Today was Rowan’s turn to present at “Bring and Brag,” or what in my day used to be known as “Show and Tell.” In my day, though, we were allowed to bring toys, which are now verboten. The official line is that kids will fight and get jealous over toys, but I think the real reason is to make parents’ lives more difficult. I mean, how many meaningful, non-toy objects can there be in a four-year-old’s life? The first time, we racked our brains and sent Rowan with his rock collection. The second time we came up with a papier-mâché cat he had made, accompanied by photos of our own felines. Today, we completely forgot about B&B until approximately five minutes before it was time to leave for school.
“Here,” I said, pulling a book off the shelf and a solution out of my ass. “You can tell the kids all about earthquakes.”
Recently, we were gifted a shelf full of hand-me-down books that includes a series on natural disasters: Rowan is now fascinated by all manner of plagues, including earthquakes, volcanoes, tornadoes and the like.
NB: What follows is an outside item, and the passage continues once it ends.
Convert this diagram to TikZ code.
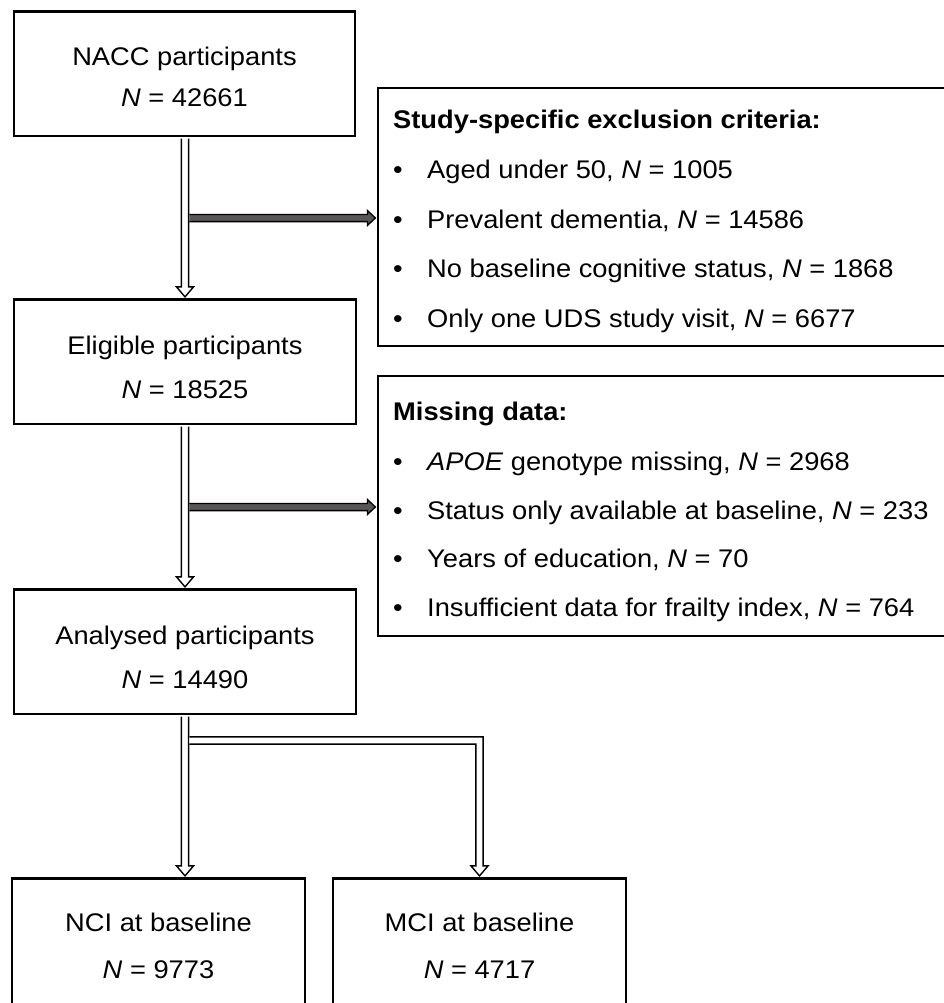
\documentclass[tikz,border=0pt]{standalone}
\usepackage{fontspec}
\setmainfont{Liberation Sans}[FakeStretch=1.07]
\usetikzlibrary{calc}
\definecolor{arrowgrey}{RGB}{89,86,86}
\newcommand\hollowdown[2]{%
  \path[hollow] ($#1+(-3.6,0)$) -- ($#2+(-3.6,-10)$) -- ($#2+(-8.5,-10)$) -- #2
    -- ($#2+(8.5,-10)$) -- ($#2+(3.6,-10)$) -- ($#1+(3.6,0)$);}
\newcommand\greyright[2]{%
  \path[greyarr] ($#1+(0,-3.6)$) -- ($#2+(-8,-3.6)$) -- ($#2+(-8,-7.5)$) -- #2
    -- ($#2+(-8,7.5)$) -- ($#2+(-8,3.6)$) -- ($#1+(0,3.6)$);}
\begin{document}
\begin{tikzpicture}[x=1pt,y=-1pt,
  box/.style={draw=black, line width=2.6pt, fill=white, inner sep=0pt, rectangle},
  lbl/.style={font=\fontsize{25.5}{30}\selectfont, inner sep=0pt, anchor=base},
  lst/.style={font=\fontsize{25.5}{30}\selectfont, inner sep=0pt, anchor=base west},
  hollow/.style={draw=black, fill=white, line width=1.4pt, line join=miter},
  greyarr/.style={draw=black, fill=arrowgrey, line width=1.3pt, line join=miter}]
\useasboundingbox (0,0) rectangle (944,1003);
\clip (0,0) rectangle (944,1003);
\fill[white] (0,0) rectangle (944,1003);

% main boxes
\node[box, minimum width=341pt, minimum height=124.5pt] (nacc) at (184.5,73.75) {};
\node[box, minimum width=342pt, minimum height=124.5pt] (elig) at (185,361.75) {};
\node[box, minimum width=342pt, minimum height=124.5pt] (anal) at (185,651.75) {};
\node[box, minimum width=293pt, minimum height=151.5pt] (nci) at (158.5,954.25) {};
\node[box, minimum width=293pt, minimum height=151.5pt] (mci) at (479.5,954.25) {};
\node[box, minimum width=602pt, minimum height=258pt] (excl) at (679,217) {};
\node[box, minimum width=602pt, minimum height=260pt] (miss) at (679,506) {};

% box texts
\node[lbl] (t1a) at (184.5,66) {NACC participants};
\node[lbl] (t1b) at (184.5,107) {\textit{N} = 42661};
\node[lbl] (t2a) at (185,354) {Eligible participants};
\node[lbl] (t2b) at (185,398.5) {\textit{N} = 18525};
\node[lbl] (t3a) at (185,644) {Analysed participants};
\node[lbl] (t3b) at (185,688.5) {\textit{N} = 14490};
\node[lbl] (t4a) at (158.5,931) {NCI at baseline};
\node[lbl] (t4b) at (158.5,978.5) {\textit{N} = 9773};
\node[lbl] (t5a) at (479.5,931) {MCI at baseline};
\node[lbl] (t5b) at (479.5,978.5) {\textit{N} = 4717};

% exclusion list
\node[lst] (eh) at (393,128.5) {\textbf{Study-specific exclusion criteria:}};
\node[lst] (e1d) at (393,178.5) {•};
\node[lst] (e1) at (427,178.5) {Aged under 50, \textit{N} = 1005};
\node[lst] (e2d) at (393,228) {•};
\node[lst] (e2) at (427,228) {Prevalent dementia, \textit{N} = 14586};
\node[lst] (e3d) at (393,277.5) {•};
\node[lst] (e3) at (427,277.5) {No baseline cognitive status, \textit{N} = 1868};
\node[lst] (e4d) at (393,327) {•};
\node[lst] (e4) at (427,327) {Only one UDS study visit, \textit{N} = 6677};

% missing list
\node[lst] (mh) at (393,420.5) {\textbf{Missing data:}};
\node[lst] (m1d) at (393,470.5) {•};
\node[lst] (m1) at (427,470.5) {\textit{APOE} genotype missing, \textit{N} = 2968};
\node[lst] (m2d) at (393,519) {•};
\node[lst] (m2) at (427,519) {Status only available at baseline, \textit{N} = 233};
\node[lst] (m3d) at (393,567.5) {•};
\node[lst] (m3) at (427,567.5) {Years of education, \textit{N} = 70};
\node[lst] (m4d) at (393,616.5) {•};
\node[lst] (m4) at (427,616.5) {Insufficient data for frailty index, \textit{N} = 764};

% connectors
\coordinate (spine) at (185,0);
\coordinate (br) at (0,740.5);
\hollowdown{($(nacc.south -| spine)+(0,1.3)$)}{($(elig.north -| spine)+(0,-1.3)$)}
\hollowdown{($(elig.south -| spine)+(0,1.3)$)}{($(anal.north -| spine)+(0,-1.3)$)}
\hollowdown{($(anal.south -| spine)+(0,1.3)$)}{($(nci.north -| spine)+(0,-1.3)$)}
\path[hollow] ($(spine |- br)+(4.3,-3.6)$) -- ($(mci.north |- br)+(3.6,-3.6)$)
  -- ($(mci.north)+(3.6,-11.3)$) -- ($(mci.north)+(8.5,-11.3)$) -- ($(mci.north)+(0,-1.3)$)
  -- ($(mci.north)+(-8.5,-11.3)$) -- ($(mci.north)+(-3.6,-11.3)$)
  -- ($(mci.north |- br)+(-3.6,3.6)$) -- ($(spine |- br)+(4.3,3.6)$);
\greyright{($(spine |- excl.west)+(4.3,1)$)}{($(excl.west)+(-1.3,1)$)}
\greyright{($(spine |- miss.west)+(4.3,1)$)}{($(miss.west)+(-1.3,1)$)}
\end{tikzpicture}
\end{document}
We went through the book quickly, marking a couple of pages of great interest, going over a few talking points, doing up a quick PowerPoint presentation, and rushing out the door.
Turns out, it was a banner day. Not only was Rowan on for B&B, but he was also Special Person for the day, which is a big deal: the special person gets to sit in the Special rocking chair, be first in all lineups, in charge of the weather chart, and all kinds of other great stuff. There’s a Special Person poem, where the kid fills in details about his or her favourite food, thing, book, etc., and then all the kids recite it out loud.
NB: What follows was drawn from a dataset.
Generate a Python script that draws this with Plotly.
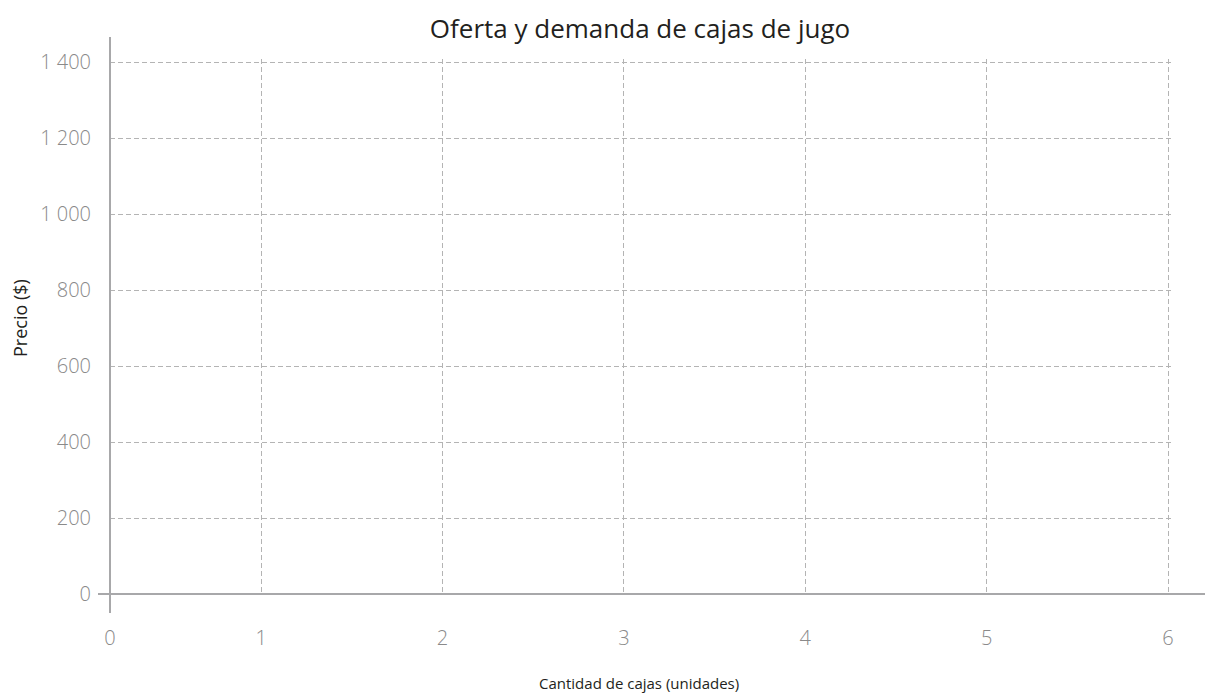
import plotly.graph_objects as go

# Data (the reference chart is an empty grid: no series plotted)
x_tick_vals = [1/6, 1, 2, 3, 4, 5, 6]
x_tick_text = ["0", "1", "2", "3", "4", "5", "6"]
y_tick_vals = [0, 200, 400, 600, 800, 1000, 1200, 1400]
y_tick_text = ["0", "200", "400", "600", "800", "1 000", "1 200", "1 400"]
title_text = "Oferta y demanda de cajas de jugo"
x_title = "Cantidad de cajas (unidades)"
y_title = "Precio ($)"

W, H = 1212, 695
# pixel positions of the data frame
X_LEFT, X_RIGHT = 110, 1168   # x = 1/6 .. 6
Y_BOTTOM, Y_TOP = 594, 62     # y = 0 .. 1400

# extend ranges slightly so edge gridlines get drawn
x_px_per = (X_RIGHT - X_LEFT) / (x_tick_vals[-1] - x_tick_vals[0])
y_px_per = (Y_BOTTOM - Y_TOP) / (y_tick_vals[-1] - y_tick_vals[0])
x_ext = 3 / x_px_per
y_ext = 3 / y_px_per

L, R = X_LEFT, W - (X_RIGHT + 3)
T, B = Y_TOP - 3, H - Y_BOTTOM
pw, ph = W - L - R, H - T - B

grid_color = "#b4b4b4"
axis_color = "#a8a8aa"
tick_color = "#8a8a8a"
text_color = "#231f20"

fig = go.Figure()
fig.add_trace(go.Scatter(x=[], y=[], mode="lines", showlegend=False))

fig.update_layout(
    width=W, height=H,
    margin=dict(l=L, r=R, t=T, b=B, pad=0, autoexpand=False),
    paper_bgcolor="white", plot_bgcolor="white",
    showlegend=False,
    title=dict(text=title_text, x=640 / W, xanchor="center",
               y=1 - 29 / H, yanchor="middle",
               font=dict(family="Open Sans", size=26, color=text_color)),
    font=dict(family="Open Sans"),
)

fig.update_xaxes(
    range=[x_tick_vals[0], x_tick_vals[-1] + x_ext],
    tickmode="array", tickvals=x_tick_vals, ticktext=x_tick_text,
    showgrid=True, gridcolor=grid_color, gridwidth=1, griddash="5px,3px",
    zeroline=False, showline=False, ticks="", automargin=False,
    ticklabelstandoff=30,
    tickfont=dict(family="Open Sans", size=20, color=tick_color, weight=300),
)
fig.update_yaxes(
    range=[y_tick_vals[0], y_tick_vals[-1] + y_ext],
    tickmode="array", tickvals=y_tick_vals, ticktext=y_tick_text,
    showgrid=True, gridcolor=grid_color, gridwidth=1, griddash="5px,3px",
    zeroline=False, showline=False, ticks="", automargin=False,
    ticklabelstandoff=18,
    tickfont=dict(family="Open Sans", size=20, color=tick_color, weight=300),
)

# Axis titles as annotations for exact placement
fig.add_annotation(text=x_title, xref="paper", yref="paper",
                   x=(639 - L) / pw, y=-(683 - (T + ph)) / ph,
                   xanchor="center", yanchor="middle", showarrow=False,
                   font=dict(family="Open Sans", size=15, color=text_color))
fig.add_annotation(text=y_title, xref="paper", yref="paper", textangle=-90,
                   x=-(L - 20) / pw, y=1 - (318 - T) / ph,
                   xanchor="center", yanchor="middle", showarrow=False,
                   font=dict(family="Open Sans", size=18, color=text_color))

# Axis lines crossing and overshooting the plot area
fig.add_shape(type="line", xref="paper", yref="paper",
              x0=-12 / pw, x1=(1205 - L) / pw, y0=0, y1=0,
              line=dict(color=axis_color, width=2))
fig.add_shape(type="line", xref="paper", yref="paper",
              x0=0, x1=0, y0=-(613 - Y_BOTTOM) / ph, y1=1 + (T - 37) / ph,
              line=dict(color=axis_color, width=2))

fig.write_html("out.html",
               config={"displayModeBar": False},
               post_script="document.body.style.margin='0';"
                           "document.body.style.overflow='hidden';")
I asked the teacher how the earthquakes presentation went. “Fine,” she said. “Except that he couldn’t really answer the question, ‘What is an earthquake?’”
Then I looked at the Special Person poem. Apparently, Rowan’s favourite food is crackers. No real surprise there, although I would've put money on roast chicken. His favorite book is about earthquakes, which makes total sense. And his favorite thing?
“Horses?” I said.
“Something there surprise you?” said his teacher.
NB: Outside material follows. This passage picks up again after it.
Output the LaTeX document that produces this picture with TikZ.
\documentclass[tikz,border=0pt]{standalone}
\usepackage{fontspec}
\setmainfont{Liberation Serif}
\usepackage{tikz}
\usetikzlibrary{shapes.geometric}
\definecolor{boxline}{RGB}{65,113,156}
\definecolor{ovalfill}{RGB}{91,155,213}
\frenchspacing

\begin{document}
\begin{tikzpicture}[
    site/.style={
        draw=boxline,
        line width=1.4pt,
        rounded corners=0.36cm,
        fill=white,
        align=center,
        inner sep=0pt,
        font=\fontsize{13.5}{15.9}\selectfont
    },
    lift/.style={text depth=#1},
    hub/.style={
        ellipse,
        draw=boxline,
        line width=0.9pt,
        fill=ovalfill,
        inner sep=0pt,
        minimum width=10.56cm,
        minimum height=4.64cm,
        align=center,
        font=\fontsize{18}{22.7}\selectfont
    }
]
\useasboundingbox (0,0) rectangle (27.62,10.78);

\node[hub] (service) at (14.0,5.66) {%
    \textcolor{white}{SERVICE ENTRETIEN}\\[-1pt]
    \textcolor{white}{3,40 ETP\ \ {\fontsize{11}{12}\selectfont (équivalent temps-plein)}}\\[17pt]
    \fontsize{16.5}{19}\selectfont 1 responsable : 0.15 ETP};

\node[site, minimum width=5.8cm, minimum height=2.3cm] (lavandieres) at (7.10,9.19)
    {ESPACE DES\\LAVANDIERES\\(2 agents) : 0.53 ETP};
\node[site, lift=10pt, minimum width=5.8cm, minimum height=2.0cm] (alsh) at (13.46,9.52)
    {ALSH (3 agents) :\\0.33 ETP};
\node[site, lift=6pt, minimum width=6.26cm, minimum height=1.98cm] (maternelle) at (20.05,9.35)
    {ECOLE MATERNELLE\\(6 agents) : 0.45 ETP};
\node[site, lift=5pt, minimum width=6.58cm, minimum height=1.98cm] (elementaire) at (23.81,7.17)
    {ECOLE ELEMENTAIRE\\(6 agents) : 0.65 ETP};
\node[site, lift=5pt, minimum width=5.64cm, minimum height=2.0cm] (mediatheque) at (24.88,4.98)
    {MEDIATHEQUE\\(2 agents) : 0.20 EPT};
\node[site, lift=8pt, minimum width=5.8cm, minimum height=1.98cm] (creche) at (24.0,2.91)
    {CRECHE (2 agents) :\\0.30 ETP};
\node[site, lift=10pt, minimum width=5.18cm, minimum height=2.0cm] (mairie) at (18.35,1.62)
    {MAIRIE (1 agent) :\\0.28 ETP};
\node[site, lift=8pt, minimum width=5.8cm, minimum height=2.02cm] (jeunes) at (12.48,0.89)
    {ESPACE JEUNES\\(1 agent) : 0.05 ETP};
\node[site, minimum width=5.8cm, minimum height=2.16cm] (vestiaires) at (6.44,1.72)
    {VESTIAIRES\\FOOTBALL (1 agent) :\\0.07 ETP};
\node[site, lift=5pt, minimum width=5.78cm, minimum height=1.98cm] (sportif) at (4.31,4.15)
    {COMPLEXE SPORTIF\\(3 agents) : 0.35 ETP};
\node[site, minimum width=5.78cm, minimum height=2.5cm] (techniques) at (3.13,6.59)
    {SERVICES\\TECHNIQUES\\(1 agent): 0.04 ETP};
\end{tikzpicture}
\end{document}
Um, no, not really, unless you count the fact that I can recall no instance in which Rowan has ever even mentioned horses. He doesn’t play with horses, unless you count a rocking horse in the basement. Last time we were at a hobby farm, he refused — by which I mean screamed in terror — to go on a pony ride. Or a horse-drawn sleigh ride. If you had asked me, I might have said trains or hide-and-seek or the camera or making slides out of Isaac’s toddler-bed railings, but never horses.
Which begs the question(s): Am I clueless about my son? Does Rowan really love horses? Or was he merely pulling the answer out of his ass? I suspect we’ll never know.